AÇÃO CIVIL PÚBLICA POR DANO AMBIENTAL INTERROMPE PRESCRIÇÃO DE DANO INDIVIDUAL SOBRE MESMO DANO

Rogério Tadeu Romano

Com relação ao dano ambiental, deve-se mencionar a lição Paulo de Bessa ANTUNES (Manual de direito ambiental. São Paulo: Atlas, 5ª ed., 2013, p. 151-153), segundo o qual:

 “Dano ambiental é dano ao meio ambiente. Meio ambiente é conceito cultural. É a ação do ser humano que vai determinar que deve e o que não deve ser entendido como meio ambiente. O meio ambiente é um bem jurídico autônomo. O bem jurídico meio ambiente é tutelado pelo direito público e pelo direito privado.

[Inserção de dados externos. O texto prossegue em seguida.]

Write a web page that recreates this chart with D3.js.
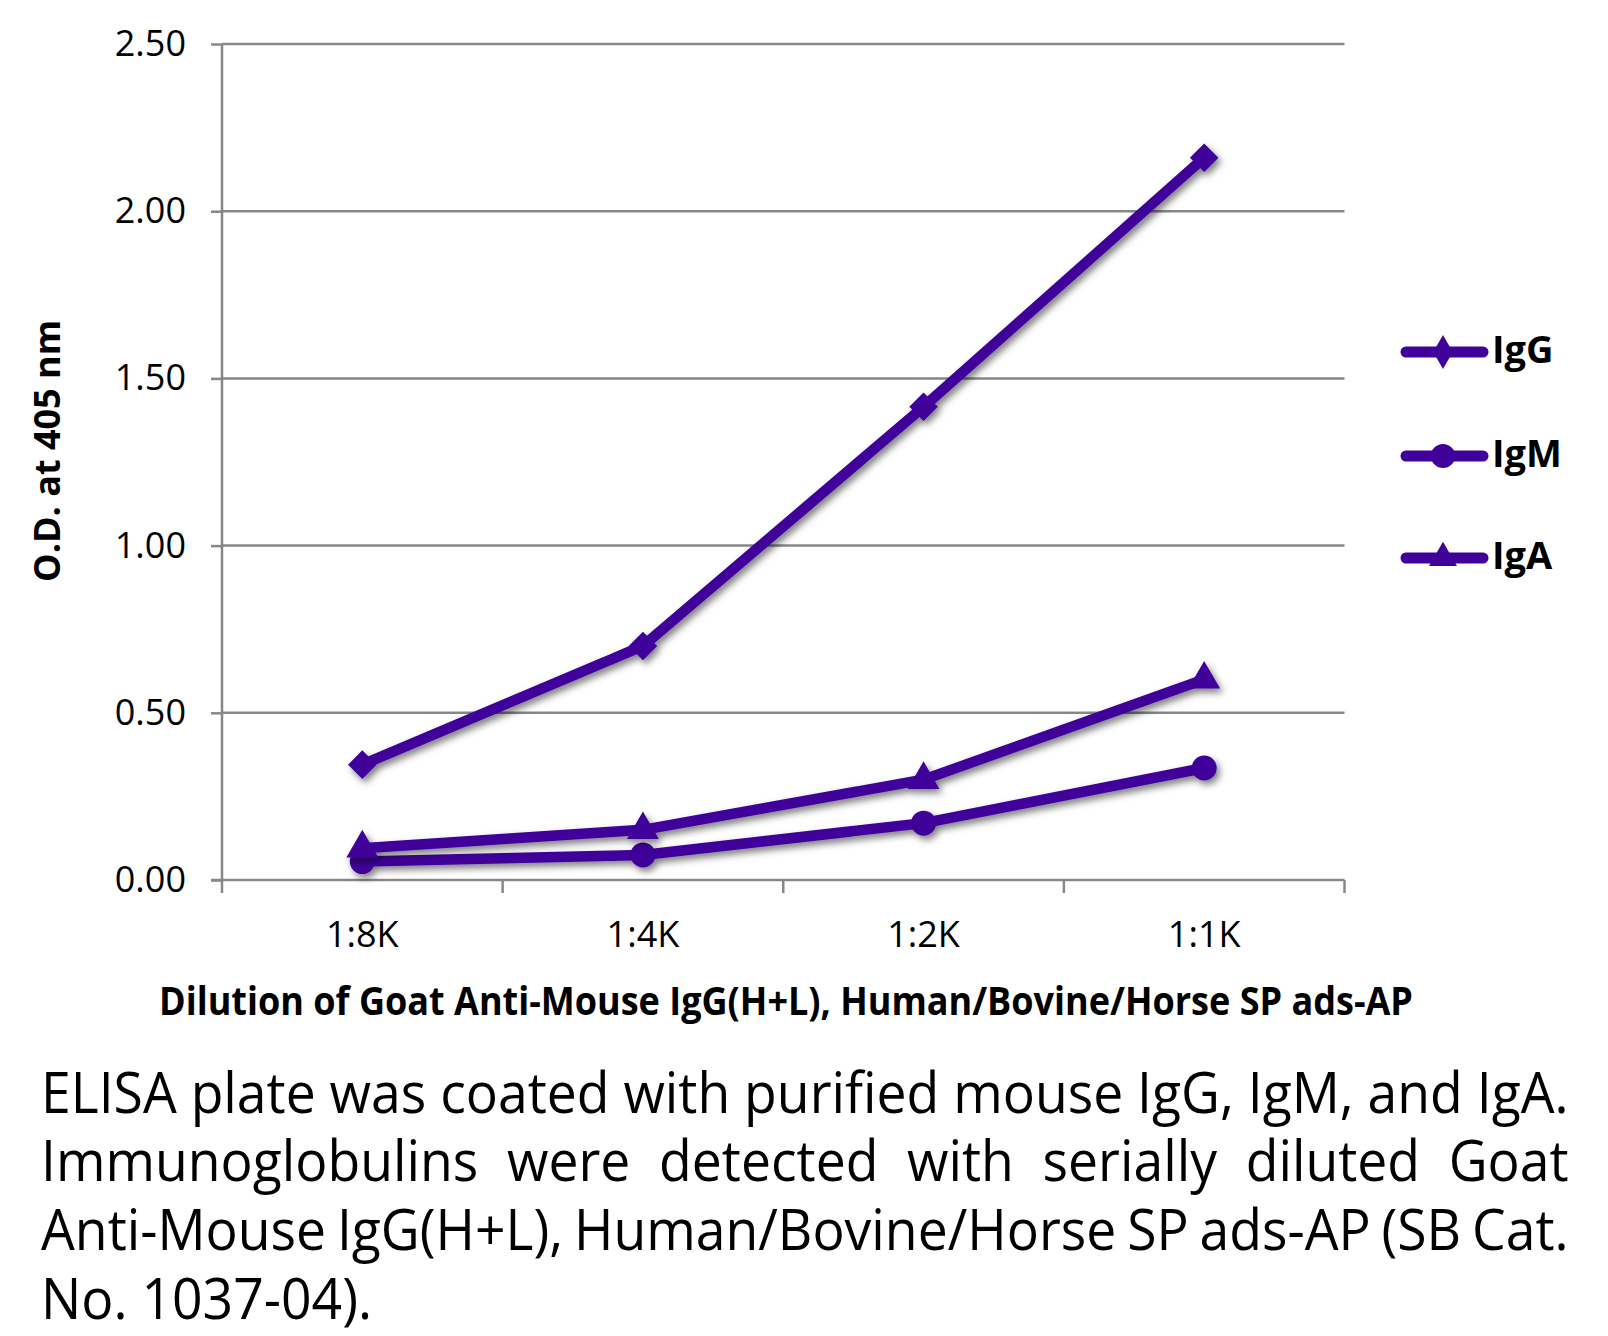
<!DOCTYPE html>
<html>
<head>
<meta charset="utf-8">
<script src="https://cdn.jsdelivr.net/npm/d3@7"></script>
<style>
  html, body { margin: 0; padding: 0; background: #fff; }
  svg { display: block; }
</style>
</head>
<body>
<svg id="chart" width="1608" height="1336"></svg>
<script>
// ---- data ----
const categories = ["1:8K", "1:4K", "1:2K", "1:1K"];
const seriesNames = ["IgG", "IgM", "IgA"];
const igG = [0.345, 0.70, 1.415, 2.16];
const igM = [0.055, 0.075, 0.17, 0.335];
const igA = [0.095, 0.15, 0.30, 0.60];
const yTicks = [0, 0.5, 1.0, 1.5, 2.0, 2.5];
const yTitle = "O.D. at 405 nm";
const xTitle = "Dilution of Goat Anti-Mouse IgG(H+L), Human/Bovine/Horse SP ads-AP";
const captionLines = [
  "ELISA plate was coated with purified mouse IgG, IgM, and IgA.",
  "Immunoglobulins were detected with serially diluted Goat",
  "Anti-Mouse IgG(H+L), Human/Bovine/Horse SP ads-AP (SB Cat.",
  "No. 1037-04)."
];

const series = [
  { name: seriesNames[0], values: igG, symbol: d3.symbolDiamond2 },
  { name: seriesNames[1], values: igM, symbol: d3.symbolCircle },
  { name: seriesNames[2], values: igA, symbol: d3.symbolTriangle }
];

const color = "#40009a";
const gridColor = "#878787";
const font = "'Open Sans', 'Noto Sans', sans-serif";

const svg = d3.select("#chart");
const plot = { left: 222, right: 1344.5, top: 44, bottom: 880 };

const x = d3.scaleBand().domain(categories).range([plot.left, plot.right]).padding(0);
const y = d3.scaleLinear().domain([0, 2.5]).range([plot.bottom, plot.top]);
const cx = d => x(d) + x.bandwidth() / 2;

// drop shadow filter
const defs = svg.append("defs");
const f = defs.append("filter").attr("id", "shadow").attr("x", "-20%").attr("y", "-20%").attr("width", "140%").attr("height", "140%");
f.append("feDropShadow").attr("dx", 3).attr("dy", 4).attr("stdDeviation", 3.5)
  .attr("flood-color", "#000").attr("flood-opacity", 0.5);

// gridlines
svg.append("g").selectAll("line").data(yTicks.filter(t => t > 0)).join("line")
  .attr("x1", plot.left).attr("x2", plot.right)
  .attr("y1", d => y(d)).attr("y2", d => y(d))
  .attr("stroke", gridColor).attr("stroke-width", 2.5);

// y axis
const yAxis = svg.append("g").attr("transform", `translate(${plot.left},0)`)
  .call(d3.axisLeft(y).tickValues(yTicks).tickFormat(d3.format(".2f")).tickSize(11).tickPadding(25));
yAxis.select(".domain").attr("stroke", gridColor).attr("stroke-width", 2.5).attr("d", `M0,${plot.top}V${plot.bottom}`);
yAxis.selectAll(".tick line").attr("stroke", gridColor).attr("stroke-width", 2.5);
yAxis.selectAll(".tick text").attr("font-family", font).attr("font-size", 36).attr("fill", "#000");

// x axis baseline and ticks at band boundaries
svg.append("line").attr("x1", plot.left - 11).attr("x2", plot.right)
  .attr("y1", plot.bottom).attr("y2", plot.bottom)
  .attr("stroke", gridColor).attr("stroke-width", 2.5);
const bounds = categories.map(c => x(c)).concat([plot.right]);
svg.append("g").selectAll("line").data(bounds).join("line")
  .attr("x1", d => d).attr("x2", d => d)
  .attr("y1", plot.bottom).attr("y2", plot.bottom + 13)
  .attr("stroke", gridColor).attr("stroke-width", 2.5);
const xAxis = svg.append("g").attr("transform", `translate(0,${plot.bottom})`)
  .call(d3.axisBottom(x).tickSize(0).tickPadding(41));
xAxis.select(".domain").remove();
xAxis.selectAll(".tick text").attr("font-family", font).attr("font-size", 36).attr("fill", "#000");

// series
const line = d3.line().x((d, i) => cx(categories[i])).y(d => y(d));
series.forEach(s => {
  const g = svg.append("g").attr("filter", "url(#shadow)");
  g.append("path").attr("d", line(s.values)).attr("fill", "none")
    .attr("stroke", color).attr("stroke-width", 10.5).attr("stroke-linejoin", "round");
  const size = s.name === "IgM" ? 490 : (s.name === "IgG" ? 520 : 440);
  g.selectAll("path.m").data(s.values).join("path").attr("class", "m")
    .attr("d", d3.symbol().type(s.symbol).size(size))
    .attr("transform", (d, i) => `translate(${cx(categories[i])},${y(d)})`)
    .attr("fill", color);
});

// legend
const legendY = [352, 456, 558];
series.forEach((s, i) => {
  const g = svg.append("g").attr("transform", `translate(0,${legendY[i]})`);
  g.append("line").attr("x1", 1406).attr("x2", 1483).attr("y1", 0).attr("y2", 0)
    .attr("stroke", color).attr("stroke-width", 11).attr("stroke-linecap", "round");
  const sym = s.name === "IgG" ? d3.symbolDiamond : s.symbol;
  const size = s.name === "IgM" ? 460 : (s.name === "IgG" ? 330 : 340);
  g.append("path").attr("d", d3.symbol().type(sym).size(size)())
    .attr("transform", "translate(1443,0)").attr("fill", color);
  g.append("text").attr("x", 1492).attr("y", 11).text(s.name)
    .attr("font-family", font).attr("font-weight", 700).attr("font-size", 38).attr("fill", "#000");
});

// y title
svg.append("text").attr("transform", "translate(60,451) rotate(-90)")
  .attr("text-anchor", "middle").attr("font-family", font).attr("font-weight", 700)
  .attr("font-size", 35).attr("fill", "#000").attr("textLength", 262).attr("lengthAdjust", "spacingAndGlyphs")
  .text(yTitle);

// x title
svg.append("text").attr("x", 159).attr("y", 1015)
  .attr("font-family", font).attr("font-weight", 700)
  .attr("font-size", 39).attr("fill", "#000").attr("textLength", 1254).attr("lengthAdjust", "spacingAndGlyphs")
  .text(xTitle);

// caption, justified: one text per line inside a horizontally scaled group
const capLeft = 41, capRight = 1569, capWidth = capRight - capLeft;
const capBase = [1113, 1181, 1250, 1319];
const capSize = 57;
function measure(str, ws) {
  const t = svg.append("text").attr("font-family", font).attr("font-size", capSize)
    .style("word-spacing", (ws || 0) + "px").attr("opacity", 0).text(str);
  const w = t.node().getComputedTextLength();
  t.remove();
  return w;
}
const k = capWidth / measure(captionLines[0]);
captionLines.forEach((ln, li) => {
  const g = svg.append("g").attr("transform", `translate(${capLeft},${capBase[li]}) scale(${k},1)`);
  const nWords = ln.split(" ").length;
  let ws = 0;
  if (li < captionLines.length - 1 && nWords > 1) {
    const nat = measure(ln);
    ws = (capWidth / k - nat) / (nWords - 1);
  }
  g.append("text").attr("x", 0).attr("y", 0)
    .attr("font-family", font).attr("font-size", capSize).attr("fill", "#000")
    .style("word-spacing", ws + "px")
    .text(ln);
});
</script>
</body>
</html>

 O meio ambiente é res communes omnium. Uma coisa comum a todos, que pode ser composta por bens pertencentes ao domínio público ou ao domínio privado. A propriedade do bem jurídico meio ambiente, quando se tratar de coisa apropriável, pode ser pública ou privada. A fruição do bem jurídico meio ambiente é sempre de todos, da sociedade. Igualmente, o dever jurídico de proteger o meio ambiente é de toda a coletividade e pode ser exercido por um cidadão, pelas associações, pelo Ministério Público ou pelo Estado.

A jurisprudência tem se inclinado a reconhecer que a responsabilidade ambiental é fundada na teoria do risco integral.”

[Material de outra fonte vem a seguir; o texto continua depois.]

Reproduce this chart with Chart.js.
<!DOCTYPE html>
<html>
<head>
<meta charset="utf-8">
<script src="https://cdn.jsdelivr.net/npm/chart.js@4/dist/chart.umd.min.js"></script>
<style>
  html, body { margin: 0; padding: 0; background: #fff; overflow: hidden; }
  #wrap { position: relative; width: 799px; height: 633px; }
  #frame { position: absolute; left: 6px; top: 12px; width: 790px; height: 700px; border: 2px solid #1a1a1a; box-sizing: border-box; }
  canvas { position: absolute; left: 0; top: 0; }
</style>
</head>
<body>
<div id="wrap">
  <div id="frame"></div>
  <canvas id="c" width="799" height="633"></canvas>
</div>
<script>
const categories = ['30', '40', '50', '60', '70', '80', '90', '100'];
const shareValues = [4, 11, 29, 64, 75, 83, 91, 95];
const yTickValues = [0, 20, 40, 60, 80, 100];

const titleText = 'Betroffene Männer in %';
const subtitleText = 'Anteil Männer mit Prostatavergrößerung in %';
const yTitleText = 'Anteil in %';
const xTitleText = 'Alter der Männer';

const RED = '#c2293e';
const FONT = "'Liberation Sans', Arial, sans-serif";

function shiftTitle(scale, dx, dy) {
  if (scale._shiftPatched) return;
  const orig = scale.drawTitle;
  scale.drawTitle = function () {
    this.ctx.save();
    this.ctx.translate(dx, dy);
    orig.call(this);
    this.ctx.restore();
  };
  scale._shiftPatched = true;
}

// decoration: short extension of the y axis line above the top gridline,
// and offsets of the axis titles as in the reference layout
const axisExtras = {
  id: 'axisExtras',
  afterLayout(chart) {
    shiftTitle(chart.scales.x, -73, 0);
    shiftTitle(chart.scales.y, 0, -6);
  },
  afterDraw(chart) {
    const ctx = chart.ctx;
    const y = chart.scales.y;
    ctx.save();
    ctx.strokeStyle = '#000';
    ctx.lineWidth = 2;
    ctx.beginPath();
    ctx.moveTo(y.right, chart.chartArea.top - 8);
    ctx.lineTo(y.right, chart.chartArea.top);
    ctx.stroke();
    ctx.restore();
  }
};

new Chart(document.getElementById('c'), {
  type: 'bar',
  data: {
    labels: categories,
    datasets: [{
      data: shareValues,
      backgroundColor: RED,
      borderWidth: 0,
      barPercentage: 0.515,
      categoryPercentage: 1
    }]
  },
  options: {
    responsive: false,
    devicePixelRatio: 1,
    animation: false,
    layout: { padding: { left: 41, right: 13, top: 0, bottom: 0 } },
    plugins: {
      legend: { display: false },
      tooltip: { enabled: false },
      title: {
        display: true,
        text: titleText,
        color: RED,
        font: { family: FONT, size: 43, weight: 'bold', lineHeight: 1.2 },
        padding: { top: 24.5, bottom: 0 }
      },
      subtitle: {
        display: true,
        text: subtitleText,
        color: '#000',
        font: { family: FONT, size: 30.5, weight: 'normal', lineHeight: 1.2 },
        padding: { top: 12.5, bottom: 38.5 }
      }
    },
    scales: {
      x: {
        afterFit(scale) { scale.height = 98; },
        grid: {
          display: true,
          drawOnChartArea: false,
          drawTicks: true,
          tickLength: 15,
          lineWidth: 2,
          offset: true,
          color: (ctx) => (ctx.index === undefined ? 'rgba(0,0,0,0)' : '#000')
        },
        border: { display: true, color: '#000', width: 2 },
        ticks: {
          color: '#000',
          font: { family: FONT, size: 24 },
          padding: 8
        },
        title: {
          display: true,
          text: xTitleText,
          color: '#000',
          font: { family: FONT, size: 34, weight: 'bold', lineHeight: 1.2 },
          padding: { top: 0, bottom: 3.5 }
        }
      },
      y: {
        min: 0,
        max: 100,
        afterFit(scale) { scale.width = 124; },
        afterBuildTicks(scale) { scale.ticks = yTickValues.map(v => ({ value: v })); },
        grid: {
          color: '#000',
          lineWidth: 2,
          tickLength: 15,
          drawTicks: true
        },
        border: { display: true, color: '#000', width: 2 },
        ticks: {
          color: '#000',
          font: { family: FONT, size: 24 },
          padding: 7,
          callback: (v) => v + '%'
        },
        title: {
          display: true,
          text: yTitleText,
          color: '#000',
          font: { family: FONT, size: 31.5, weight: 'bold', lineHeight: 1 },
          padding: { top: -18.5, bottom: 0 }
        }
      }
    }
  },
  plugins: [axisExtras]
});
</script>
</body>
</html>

O dano ambiental não é apenas aquele causado ao meio ambiente, pois também o particular pode suportar danos pessoais advindos de, por exemplo, uma contaminação causada pelo despejo de detritos tóxicos de uma indústria. Nesse sentido, a doutrina afirma haver tanto um dano ambiental individual e um dano moral coletivo:

“ Conforme salientamos alhures, o Direito enxerga o dano ambiental sob dois aspectos distintos: a) dano ambiental coletivo (...) e b) dano ambiental individual ou dano ambiental pessoal, sofrido pelas pessoas e seus bens (...) como ocorre, por exemplo, com a contaminação de um curso de água por carreamento de produto químico nocivo. (...) No primeiro caso, ou seja, de ação civil pública veiculadora de pretensão reparatória do dano ambiental coletivo (...) se inscreve no rol das ações imprescritíveis. (...) No segundo caso, ou seja, no de dano reflexo ou infligido ao microbem e ambiental, aí sim, estarão definidas as regras de prescrição pelos ditames do Código Civil, pois tem titulares determinados. (Édis Milaré. Direito Ambiental. Doutrina - jurisprudência - glossário. 4ª ed. RT, págs. 962/964).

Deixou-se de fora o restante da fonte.